This Kent, Ohio group’s latest release is something of an odd wonder. Throughout A Long Good Friday, the All Golden manage to incorporate such influences as My Bloody Valentine, Mercury Rev, and even mid-’60s garage rock. This makes for a pretty eclectic mix, and quite a listen as these guys actually pull off all the aforementioned sounds while still sounding genuine and more than capable.
Formed in 1999 by lead vocalist and guitarist Chris Sheehan, the All Golden embarked on their maiden voyage. Also in tow were Scott Bennett, also on vocals and guitar, drummer Craig Lisik, and bassist Dave Neeson. The band released their first single “Velikovsky” on the Bubblegum Smile imprint in 2000. Shortly afterward, Neeson and Lisik left, being replaced by Joel McAdams and Charlie Druesedow respectively.
“Your Bad Wires” opens A Long Good Friday. It opens with clean, double-tracked vocals and electric guitar before quickly giving way to a high pitched drone wailing away in the background and murky drums that sound like they were recorded down in someone’s cellar. Reminiscent of any of the excellent soundscapes found on My Bloody Valentine’s Loveless, “Your Bad Wires” is only the tip of the iceberg. Nothing else on the album sounds quite like it.
The second tune, “Bright” enters the Mercury Rev territory. And what’s so odd about the whole thing is that it sounds like Rev past and present. That means you’ll hear the influence from Yerself Is Steem to Deserter’s Songs lurking about in the five minutes it takes to hear the song. An insistent synth riff keeps plugging away, driving the song into an almost maddening climax, but the damn thing works, and that’s all that matters.
Then there’s the single “Velikovsky” that has an oddly thin production to it that sounds tightly compressed. But again, for these guys, the sound works as the drums and cymbals push through the production and some creepy sounding pretty synth notes perk up here and there. The whole thing has a very demo-like quality to it, but it’s top-notch nevertheless. Likewise, the slow drone of “Northern Lights” lunges along on its piano rhythms while all the sound comes mostly out of the left channel. An odd bit of mixing, to say the least, as it echoes stereo’s early days when most of the guitars and so forth would be put on the left channel and the drums and bass on the right.
Best song title goes to “Tom Collins (Genius Isn’t a Mixed Drink)”. On top of that, the whole song has a spacey quality, thanks to its ethereal sounding keyboards and guitars that seem to spin off in all different directions. It sounds like a lost psychedelic masterpiece transplanted into ’90s style college rock. It then jumps to “The Water Is Rising”, an acoustic guitar track featuring Moog-like synth squiggles that bands like Air are so fond of. But here, the sounds are surreal and work greatly, rather than just acting as some kind of novelty act for cheesy effect.

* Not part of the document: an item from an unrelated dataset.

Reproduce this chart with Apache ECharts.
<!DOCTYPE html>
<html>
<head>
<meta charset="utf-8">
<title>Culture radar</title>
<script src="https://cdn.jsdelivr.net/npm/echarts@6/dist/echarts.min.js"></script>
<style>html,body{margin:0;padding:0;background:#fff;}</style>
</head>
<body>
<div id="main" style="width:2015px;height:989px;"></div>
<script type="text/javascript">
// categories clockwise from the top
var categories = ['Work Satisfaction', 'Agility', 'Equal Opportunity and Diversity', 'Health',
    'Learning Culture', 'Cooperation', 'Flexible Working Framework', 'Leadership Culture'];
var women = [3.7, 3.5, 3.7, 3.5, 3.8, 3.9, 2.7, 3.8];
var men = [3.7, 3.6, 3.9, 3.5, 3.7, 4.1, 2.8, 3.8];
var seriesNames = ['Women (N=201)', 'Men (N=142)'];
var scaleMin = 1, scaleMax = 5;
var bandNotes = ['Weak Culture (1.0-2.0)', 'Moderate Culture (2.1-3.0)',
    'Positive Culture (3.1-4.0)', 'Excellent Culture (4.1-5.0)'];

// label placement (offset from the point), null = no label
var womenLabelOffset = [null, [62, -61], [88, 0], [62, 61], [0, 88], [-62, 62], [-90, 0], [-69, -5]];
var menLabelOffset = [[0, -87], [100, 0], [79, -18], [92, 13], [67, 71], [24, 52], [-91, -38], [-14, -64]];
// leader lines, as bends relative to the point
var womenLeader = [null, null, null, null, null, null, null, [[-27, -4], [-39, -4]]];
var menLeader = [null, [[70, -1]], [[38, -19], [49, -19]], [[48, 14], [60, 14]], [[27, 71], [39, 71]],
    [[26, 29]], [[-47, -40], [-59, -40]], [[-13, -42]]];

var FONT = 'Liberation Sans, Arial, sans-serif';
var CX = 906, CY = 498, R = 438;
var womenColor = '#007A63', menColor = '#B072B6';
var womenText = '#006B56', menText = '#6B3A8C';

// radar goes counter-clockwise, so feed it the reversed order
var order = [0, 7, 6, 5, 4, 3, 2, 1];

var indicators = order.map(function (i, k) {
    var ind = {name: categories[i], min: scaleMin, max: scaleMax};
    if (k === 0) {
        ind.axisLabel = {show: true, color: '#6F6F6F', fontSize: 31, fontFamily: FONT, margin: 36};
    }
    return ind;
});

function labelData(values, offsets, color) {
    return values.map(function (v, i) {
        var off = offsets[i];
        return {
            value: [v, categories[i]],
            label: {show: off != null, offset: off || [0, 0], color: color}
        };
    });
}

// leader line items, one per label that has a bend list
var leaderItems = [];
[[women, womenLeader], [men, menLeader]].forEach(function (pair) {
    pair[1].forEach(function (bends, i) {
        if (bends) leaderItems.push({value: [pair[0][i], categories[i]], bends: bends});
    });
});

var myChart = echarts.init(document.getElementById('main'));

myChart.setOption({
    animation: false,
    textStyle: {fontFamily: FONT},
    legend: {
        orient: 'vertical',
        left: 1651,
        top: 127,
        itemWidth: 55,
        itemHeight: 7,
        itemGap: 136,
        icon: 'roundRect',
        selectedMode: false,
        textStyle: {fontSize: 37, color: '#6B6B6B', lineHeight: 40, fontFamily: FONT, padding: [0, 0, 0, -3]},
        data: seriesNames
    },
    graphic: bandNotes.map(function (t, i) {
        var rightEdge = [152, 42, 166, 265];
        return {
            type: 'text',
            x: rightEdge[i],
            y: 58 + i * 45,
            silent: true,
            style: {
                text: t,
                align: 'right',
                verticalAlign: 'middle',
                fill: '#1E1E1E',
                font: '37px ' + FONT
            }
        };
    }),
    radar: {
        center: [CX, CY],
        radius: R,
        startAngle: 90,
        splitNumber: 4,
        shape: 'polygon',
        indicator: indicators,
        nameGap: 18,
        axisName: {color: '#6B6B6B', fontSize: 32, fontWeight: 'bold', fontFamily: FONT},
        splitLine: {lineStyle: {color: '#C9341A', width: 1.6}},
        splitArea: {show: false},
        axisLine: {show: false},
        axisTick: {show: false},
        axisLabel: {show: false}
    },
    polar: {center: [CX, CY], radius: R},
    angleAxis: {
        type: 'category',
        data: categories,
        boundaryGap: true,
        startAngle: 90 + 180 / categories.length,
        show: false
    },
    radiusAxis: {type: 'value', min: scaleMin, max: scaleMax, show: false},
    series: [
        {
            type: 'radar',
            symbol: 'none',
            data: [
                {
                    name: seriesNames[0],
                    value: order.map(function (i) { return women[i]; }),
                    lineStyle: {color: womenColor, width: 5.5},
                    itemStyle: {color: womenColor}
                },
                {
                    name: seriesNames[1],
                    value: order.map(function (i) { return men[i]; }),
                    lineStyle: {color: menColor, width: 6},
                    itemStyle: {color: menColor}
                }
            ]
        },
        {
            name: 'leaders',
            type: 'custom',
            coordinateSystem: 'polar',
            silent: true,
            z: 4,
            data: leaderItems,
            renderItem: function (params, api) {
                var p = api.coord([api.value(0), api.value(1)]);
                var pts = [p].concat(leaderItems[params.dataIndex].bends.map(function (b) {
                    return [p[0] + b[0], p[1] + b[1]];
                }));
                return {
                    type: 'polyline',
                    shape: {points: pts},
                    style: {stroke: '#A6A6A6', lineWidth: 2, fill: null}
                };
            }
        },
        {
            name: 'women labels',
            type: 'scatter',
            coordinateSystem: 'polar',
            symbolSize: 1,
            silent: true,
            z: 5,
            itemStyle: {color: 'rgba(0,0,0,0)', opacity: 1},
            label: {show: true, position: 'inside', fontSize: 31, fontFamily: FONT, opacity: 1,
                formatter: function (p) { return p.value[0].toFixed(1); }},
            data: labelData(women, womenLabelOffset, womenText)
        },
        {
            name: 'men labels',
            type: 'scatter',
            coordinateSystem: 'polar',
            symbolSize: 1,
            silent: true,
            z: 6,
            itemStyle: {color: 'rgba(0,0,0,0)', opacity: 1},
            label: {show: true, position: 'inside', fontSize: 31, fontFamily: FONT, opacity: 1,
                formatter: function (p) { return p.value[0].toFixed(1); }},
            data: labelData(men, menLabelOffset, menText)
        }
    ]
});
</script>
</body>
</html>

The organ-drenched “Sleepwalking” is where the All Golden tip their hats to all those great garage rockers of the ’60s. Thunderous drumming, wah-wah guitars, Byrds-like harmonies, and an overall sense of acid trippiness imbues the song perfectly and easily earmarks it as a highlight of the album. The organs are used again to full effect on the creepy “Smoking’s the Last Sin” which sounds like a cross between 10cc’s artier experiments and Ween’s masterful melodic experiments on White Pepper.
“Land of Lincoln” sports Leslie effects from hell. Everything from the guitars and vocals to the piano is soaked in the effect. Near the end some weird Mellotron sounds creep in. It’s as if “Strawberry Fields Forever” took a really bad trip and wound up twisted on the other side somewhere else. But funny enough, the album ends on the straight-forward “Halfway Down”, with acoustic guitars and great vocal harmonies before being capped off with the short instrumental “Innovation in Miniature”.
For a time in music when more psychedelic experiments in rock have taken a back seat, the All Golden and A Long Good Friday is certainly a welcome sound. This band takes the best of psych and done elements and creates something entirely new with them, which is a nice accomplishment in itself. It will be interesting to see which direction the band takes next. They certainly seem like they don’t have any shortage of good ideas. Even if they stick with this pattern, A Long Good Friday will stand as a really fine album in a class by itself.